Ces « papiers personnels » sont décrits comme étant l’ensemble des documents qui « jalonnent la vie d’un individu, tels que papiers d’identité, actes intéressant la filiation, livrets militaires, cahiers scolaires, diplômes, […] »5. Donc nous pouvons trouver dans les archives familiales des archives personnelles des membres de ladite famille. C’est en effet ce que souligne Christine Nougaret : « À côté de ces papiers conservés par les individus pour la justification de leurs droits et la bonne gestion de leurs affaires, sont parfois conservées des archives plus intimes telles que correspondances familiale ou amicale, livres de raison ou journaux personnels »6. Pourquoi peut-on alors qualifier certaines archives personnelles d’archives familiales ? Ce qui fera pour nous la différence dans cette étude sera le fait que la personne qui a produit ces archives dites personnelles n’est plus en vie, les documents ont alors été transmis aux générations postérieures ou aux branches latérales. Les archives familiales seraient donc à la fois l’accumulation de titres et documents concernant toute la famille et son histoire en général, mais aussi l’accumulation d’un ou plusieurs fonds d’archives personnels transmis de génération en génération, devenant alors une sorte de « patrimoine familial » qui constitue « les souvenirs de la famille »7 d’où leur qualification et rattachement aux archives familiales.

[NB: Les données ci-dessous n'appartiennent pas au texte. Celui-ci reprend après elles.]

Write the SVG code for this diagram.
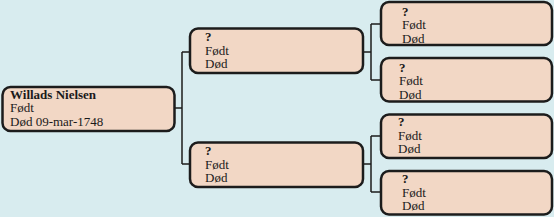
<svg xmlns="http://www.w3.org/2000/svg" width="554" height="217" viewBox="0 0 554 217">
<style>
.box{fill:#f2d7c5;stroke:#1c1c1c;stroke-width:2.5}
.t{font-family:"Liberation Serif","Times New Roman",serif;font-size:13px;fill:#1a1a1a}
.b{font-weight:bold}
.c{fill:none;stroke:#1c1c1c;stroke-width:1.5}
</style>
<rect x="0" y="0" width="554" height="217" fill="#d8ecef"/>
<g id="connectors">
<path class="c" d="M174,108 H182 M182,52 V164 M182,52 H190 M182,164 H190"/>
<path class="c" d="M363,52 H371 M371,24 V80 M371,24 H381 M371,80 H381"/>
<path class="c" d="M363,164 H371 M371,136 V192 M371,136 H381 M371,192 H381"/>
</g>
<g id="root">
<rect class="box" x="2.5" y="87" width="172" height="44" rx="8"/>
<text class="t" x="10" y="98.5"><tspan class="b">Willads Nielsen</tspan><tspan x="10" y="112">Født</tspan><tspan x="10" y="125.5">Død 09-mar-1748</tspan></text>
</g>
<g id="father">
<rect class="box" x="190" y="28.5" width="173" height="44.5" rx="8"/>
<text class="t" x="205" y="41"><tspan class="b">?</tspan><tspan x="205" y="54.5">Født</tspan><tspan x="205" y="68">Død</tspan></text>
</g>
<g id="mother">
<rect class="box" x="190" y="142.5" width="173" height="44.5" rx="8"/>
<text class="t" x="205" y="155"><tspan class="b">?</tspan><tspan x="205" y="168.5">Født</tspan><tspan x="205" y="182">Død</tspan></text>
</g>
<g id="ff">
<rect class="box" x="381" y="2" width="171" height="43" rx="8"/>
<text class="t" x="402" y="15.5"><tspan class="b">?</tspan><tspan x="402" y="29">Født</tspan><tspan x="402" y="42.5">Død</tspan></text>
</g>
<g id="fm">
<rect class="box" x="381" y="58" width="171" height="43.5" rx="8"/>
<text class="t" x="399" y="71.5"><tspan class="b">?</tspan><tspan x="399" y="85">Født</tspan><tspan x="399" y="98.5">Død</tspan></text>
</g>
<g id="mf">
<rect class="box" x="381" y="114.5" width="171" height="43.5" rx="8"/>
<text class="t" x="398" y="126"><tspan class="b">?</tspan><tspan x="398" y="139.5">Født</tspan><tspan x="398" y="153">Død</tspan></text>
</g>
<g id="mm">
<rect class="box" x="381" y="171" width="171" height="43.5" rx="8"/>
<text class="t" x="402" y="183"><tspan class="b">?</tspan><tspan x="402" y="196.5">Født</tspan><tspan x="402" y="210">Død</tspan></text>
</g>
</svg>
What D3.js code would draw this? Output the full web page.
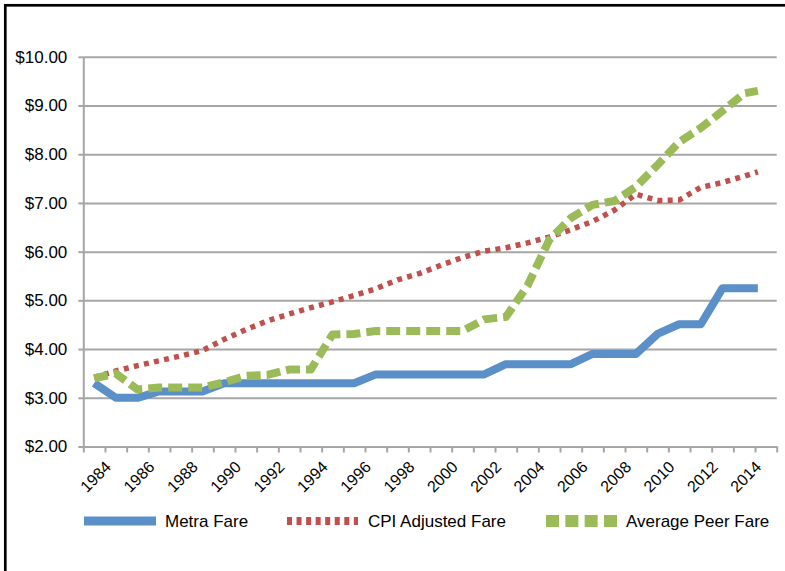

Conservation et transmission des archives familiales
Il ne va pourtant pas de soi de conserver des documents familiaux. Bien souvent les archives familiales sont soumises à des « tris » lors de la transmission des « papiers » le plus souvent à la suite d’un décès où en préparation d’un déménagement puisque « les archives contrairement à l’idée reçue ne demeurent pas dans un lieu unique, elles voyagent, elles circulent »8. Dans son introduction au livre Histoire de la vie privée, t. IV, De la Révolution à la Grande Guerre dirigé par Philippe Ariès et Georges Duby, Michelle Perrot expose la conservation « hasardeuse » de ce type d’archives : « les archives privées, sont cependant socialement dissymétriques et d’un accès aléatoire. Leur conservation est aussi hasardeuse que leur consultation. Il y faut l’abri d’un lieu stable, une piété filiale soucieuse de mémoire, la notoriété qui transforme les papiers en reliques ou la curiosité de descendants épris d’histoire ou de généalogie ».9 On peut donc affirmer qu’il y a une conservation aléatoire des archives familiales par les familles, et si conservation il y a puisqu’une « première étape dans la constitution des papiers en archives consiste en la décision de garder »10, elle peut parfois être problématique sous plusieurs aspects.
Le premier étant que bien évidemment les individus ne gardent pas tous les documents produits par leurs ancêtres et exercent un tri, dont les critères restent à définir parmi les documents, conservant ceux auxquels ils sont le plus attachés sentimentalement et/ou ceux qui leur semblent les plus importants et précieux ou encore ceux qui conservent encore une valeur probatoire : « chaque génération produit, garde, jette, trie et classe »11. Les documents familiaux font souvent « l’objet d’une inattention suivie sur plusieurs générations »12 permettant dans un bon nombre de cas leur conservation, mais il semble aussi que le facteur émotionnel des archives joue un rôle essentiel dans la conservation d’archives familiales. Marine Vautier conclut son mémoire dont le sujet porte sur les archives personnelles en écrivant ceci : « Quand ces archives et « objets-souvenirs » viennent en outre de générations antérieures, leur valeur est multipliée et l’émotion prend le dessus sur toutes les raisons de conservation »13. Il y aurait donc deux justifications à la conservation des papiers : « objectivité (statutaire et utilitaire) et subjectivité (affectif) se combinent pour affirmer et justifier la présence pour tels ou tels documents »14.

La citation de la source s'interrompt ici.